Avec Encre rose, assiste-t-on au retour de Corneille ? La vérité, c’est qu’il ne nous a jamais quittés depuis la sortie de son premier album, Parce qu’on vient de loin, paru à l’automne 2002. Neuvième album en carrière, ce dernier est paru le 25 mars, le lendemain de son 45e anniversaire de naissance. Encre rose tombe cependant au moment où l’artiste est reconnu comme le vétéran d’un genre musical, le R&B, traditionnellement boudé au Québec, mais embrassé aujourd’hui par une nouvelle génération d’auteurs-compositeurs-interprètes, tels que Les Louanges. Lors d’un long entretien accordé au Devoir, le musicien revient sur vingt ans de carrière et sur les fruits mûrs de celle-ci.

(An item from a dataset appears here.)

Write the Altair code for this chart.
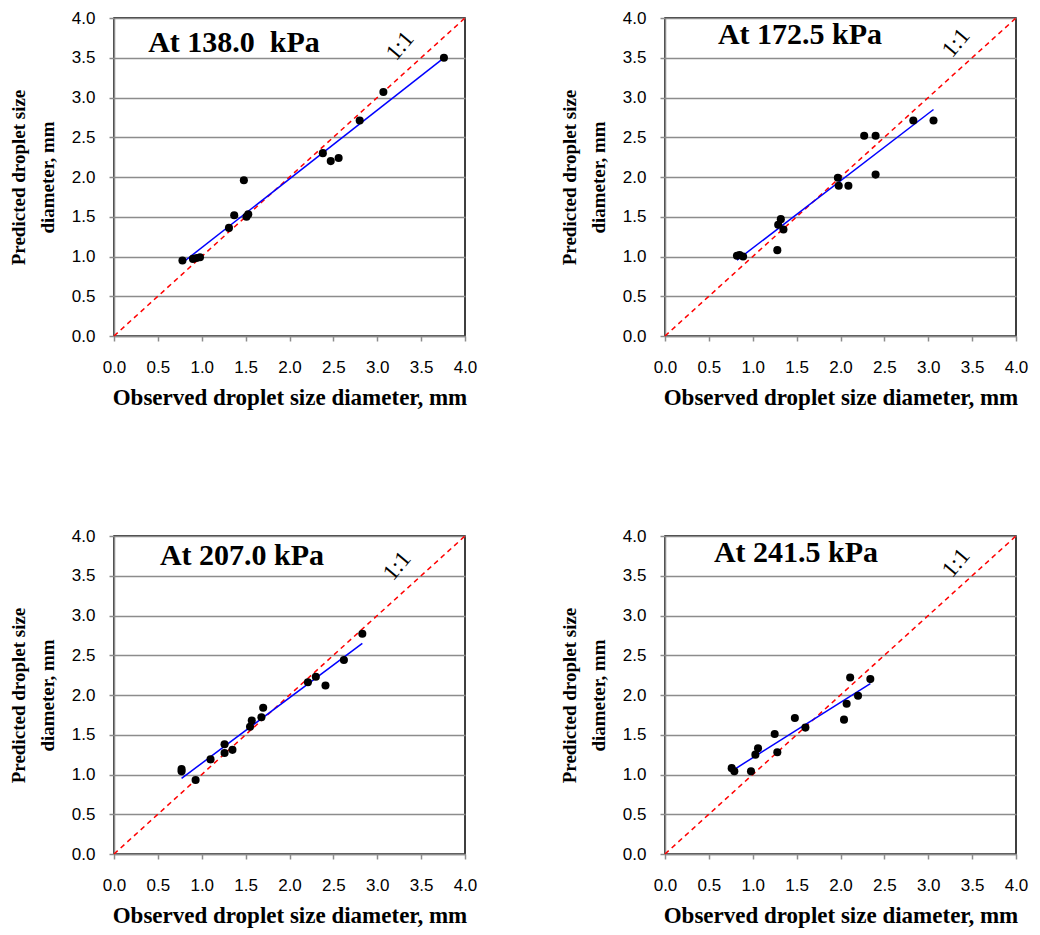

Vingt ans depuis la sortie du marquant Parce qu’on vient de loin — déjà ! —, est-ce l’occasion d’un bilan ? « Pas le choix, tout le monde me le rappelle que ça fait vingt ans qu’il est sorti, ce disque », rétorque Corneille, sapé comme lors d’un soir de gala pour une conversation de mardi après-midi.
« Quand j’ai commencé, mes idoles avaient toutes quinze, vingt, vingt-cinq ans de carrière. Je me demandais comment on y parvient, comment on arrive à faire la même chose pendant vingt ans. En même temps, je n’ai pas l’impression d’avoir déjà vingt ans de carrière, car je crois être jeune encore dans mon approche de la musique et parce que le zeitgeist culturel a changé depuis. Il me rejoint mieux aujourd’hui, ça me donne raison. Les musiques pop d’Afrique n’ont jamais été aussi tendance, le R&B connaît un regain, surtout du côté des femmes, comme SZA ou Jazmine Sullivan. Les femmes sont fortes aujourd’hui et ça m’inspire. »

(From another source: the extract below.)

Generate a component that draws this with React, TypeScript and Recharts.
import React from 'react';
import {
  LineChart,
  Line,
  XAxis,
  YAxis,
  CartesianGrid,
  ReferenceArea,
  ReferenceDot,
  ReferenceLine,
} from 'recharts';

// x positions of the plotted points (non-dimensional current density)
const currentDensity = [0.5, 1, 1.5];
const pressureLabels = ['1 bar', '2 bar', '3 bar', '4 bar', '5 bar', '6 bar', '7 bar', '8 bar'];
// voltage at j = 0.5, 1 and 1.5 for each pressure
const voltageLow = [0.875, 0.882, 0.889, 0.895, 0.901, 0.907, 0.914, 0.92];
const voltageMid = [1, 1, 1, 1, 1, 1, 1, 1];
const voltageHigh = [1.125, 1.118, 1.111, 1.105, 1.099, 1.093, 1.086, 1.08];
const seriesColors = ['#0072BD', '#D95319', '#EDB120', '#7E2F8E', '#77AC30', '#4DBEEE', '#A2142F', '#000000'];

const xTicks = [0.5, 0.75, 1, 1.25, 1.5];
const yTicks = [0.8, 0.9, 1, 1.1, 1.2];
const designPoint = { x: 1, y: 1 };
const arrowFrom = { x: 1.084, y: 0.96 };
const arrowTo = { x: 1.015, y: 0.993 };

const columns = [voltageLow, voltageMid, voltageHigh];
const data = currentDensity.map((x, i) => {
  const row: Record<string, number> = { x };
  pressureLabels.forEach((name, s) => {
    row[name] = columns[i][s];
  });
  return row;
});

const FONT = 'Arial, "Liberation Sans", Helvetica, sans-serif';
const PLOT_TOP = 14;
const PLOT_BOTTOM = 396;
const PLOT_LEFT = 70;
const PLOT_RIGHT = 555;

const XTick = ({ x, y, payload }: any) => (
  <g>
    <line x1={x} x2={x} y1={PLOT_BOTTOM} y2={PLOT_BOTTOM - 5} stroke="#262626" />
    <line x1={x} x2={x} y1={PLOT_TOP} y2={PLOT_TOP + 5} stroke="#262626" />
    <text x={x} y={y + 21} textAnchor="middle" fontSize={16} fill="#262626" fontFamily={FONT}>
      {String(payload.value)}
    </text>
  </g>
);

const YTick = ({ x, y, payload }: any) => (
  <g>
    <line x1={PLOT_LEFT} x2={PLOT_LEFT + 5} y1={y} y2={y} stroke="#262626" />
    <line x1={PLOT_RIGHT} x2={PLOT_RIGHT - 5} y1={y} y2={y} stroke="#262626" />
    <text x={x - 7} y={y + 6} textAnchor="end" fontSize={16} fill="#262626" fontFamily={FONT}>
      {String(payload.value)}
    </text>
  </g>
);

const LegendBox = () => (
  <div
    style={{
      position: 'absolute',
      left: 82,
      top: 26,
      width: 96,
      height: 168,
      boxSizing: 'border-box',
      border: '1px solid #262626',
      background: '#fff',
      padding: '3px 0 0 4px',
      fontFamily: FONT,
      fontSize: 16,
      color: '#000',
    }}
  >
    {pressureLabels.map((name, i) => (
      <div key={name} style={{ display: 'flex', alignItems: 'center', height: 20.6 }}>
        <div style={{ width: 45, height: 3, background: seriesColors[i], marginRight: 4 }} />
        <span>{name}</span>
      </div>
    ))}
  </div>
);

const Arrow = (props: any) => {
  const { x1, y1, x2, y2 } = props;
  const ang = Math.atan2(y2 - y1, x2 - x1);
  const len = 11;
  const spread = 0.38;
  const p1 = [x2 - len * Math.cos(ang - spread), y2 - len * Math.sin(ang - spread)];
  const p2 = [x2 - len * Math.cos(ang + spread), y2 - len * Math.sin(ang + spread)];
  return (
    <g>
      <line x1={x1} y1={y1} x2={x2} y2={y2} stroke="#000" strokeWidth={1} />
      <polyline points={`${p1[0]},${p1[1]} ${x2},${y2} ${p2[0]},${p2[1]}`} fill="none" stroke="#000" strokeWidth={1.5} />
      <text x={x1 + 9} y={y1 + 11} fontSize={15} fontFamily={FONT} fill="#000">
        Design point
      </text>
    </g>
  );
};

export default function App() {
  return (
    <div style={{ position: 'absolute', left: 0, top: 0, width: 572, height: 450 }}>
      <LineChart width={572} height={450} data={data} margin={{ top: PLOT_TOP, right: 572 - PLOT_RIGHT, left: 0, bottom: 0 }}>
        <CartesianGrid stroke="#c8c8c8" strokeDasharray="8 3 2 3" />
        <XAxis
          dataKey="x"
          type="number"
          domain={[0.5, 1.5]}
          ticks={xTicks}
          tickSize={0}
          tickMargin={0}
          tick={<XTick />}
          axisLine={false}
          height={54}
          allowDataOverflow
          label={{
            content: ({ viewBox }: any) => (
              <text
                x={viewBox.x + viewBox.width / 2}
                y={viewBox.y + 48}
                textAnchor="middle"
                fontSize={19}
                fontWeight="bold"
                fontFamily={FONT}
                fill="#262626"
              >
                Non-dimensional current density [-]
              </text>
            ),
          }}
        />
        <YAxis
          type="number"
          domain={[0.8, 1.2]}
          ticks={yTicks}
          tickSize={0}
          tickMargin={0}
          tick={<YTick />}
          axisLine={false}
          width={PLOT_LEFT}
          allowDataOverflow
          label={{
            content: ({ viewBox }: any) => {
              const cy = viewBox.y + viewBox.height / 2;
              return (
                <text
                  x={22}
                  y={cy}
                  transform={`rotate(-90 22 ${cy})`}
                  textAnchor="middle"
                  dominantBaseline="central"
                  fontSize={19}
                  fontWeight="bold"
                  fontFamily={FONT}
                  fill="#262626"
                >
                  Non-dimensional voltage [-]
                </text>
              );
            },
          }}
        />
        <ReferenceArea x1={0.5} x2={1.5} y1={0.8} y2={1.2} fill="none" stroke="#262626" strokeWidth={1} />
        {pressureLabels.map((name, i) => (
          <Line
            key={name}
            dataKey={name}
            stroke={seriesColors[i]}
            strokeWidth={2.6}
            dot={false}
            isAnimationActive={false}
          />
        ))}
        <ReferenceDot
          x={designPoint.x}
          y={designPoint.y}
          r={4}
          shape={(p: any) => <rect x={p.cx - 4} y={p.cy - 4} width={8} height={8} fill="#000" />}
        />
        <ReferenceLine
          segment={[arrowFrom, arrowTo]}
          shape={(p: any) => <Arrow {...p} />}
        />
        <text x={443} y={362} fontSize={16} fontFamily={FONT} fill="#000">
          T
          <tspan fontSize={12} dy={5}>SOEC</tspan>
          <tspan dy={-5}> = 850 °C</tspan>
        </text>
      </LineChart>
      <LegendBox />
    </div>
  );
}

Depuis le succès populaire de Parce qu’on vient de loin, en France d’abord avant d’être véritablement reconnu ici, le chemin de Corneille a connu ses hauts et ses bas, reconnaît-il. « Mon plus important creux créatif, et en même temps de présence publique, a coïncidé avec le déclin du R&B américain, estime-t-il. Ce moment où même Usher s’est mis à faire de la dance. Je me demandais : c’est ça qu’il faut faire maintenant pour être reconnu dans mon style de musique ? Drake à lui tout seul a tué le R&B. Il a dit : pas besoin de savoir chanter pour en faire. Nous, les rappeurs, on récupère tous vos codes, on chante aussi l’amour… Avec du recul, ça explique mon manque d’inspiration : mes collègues aux États-Unis étaient en train de faire complètement autre chose. »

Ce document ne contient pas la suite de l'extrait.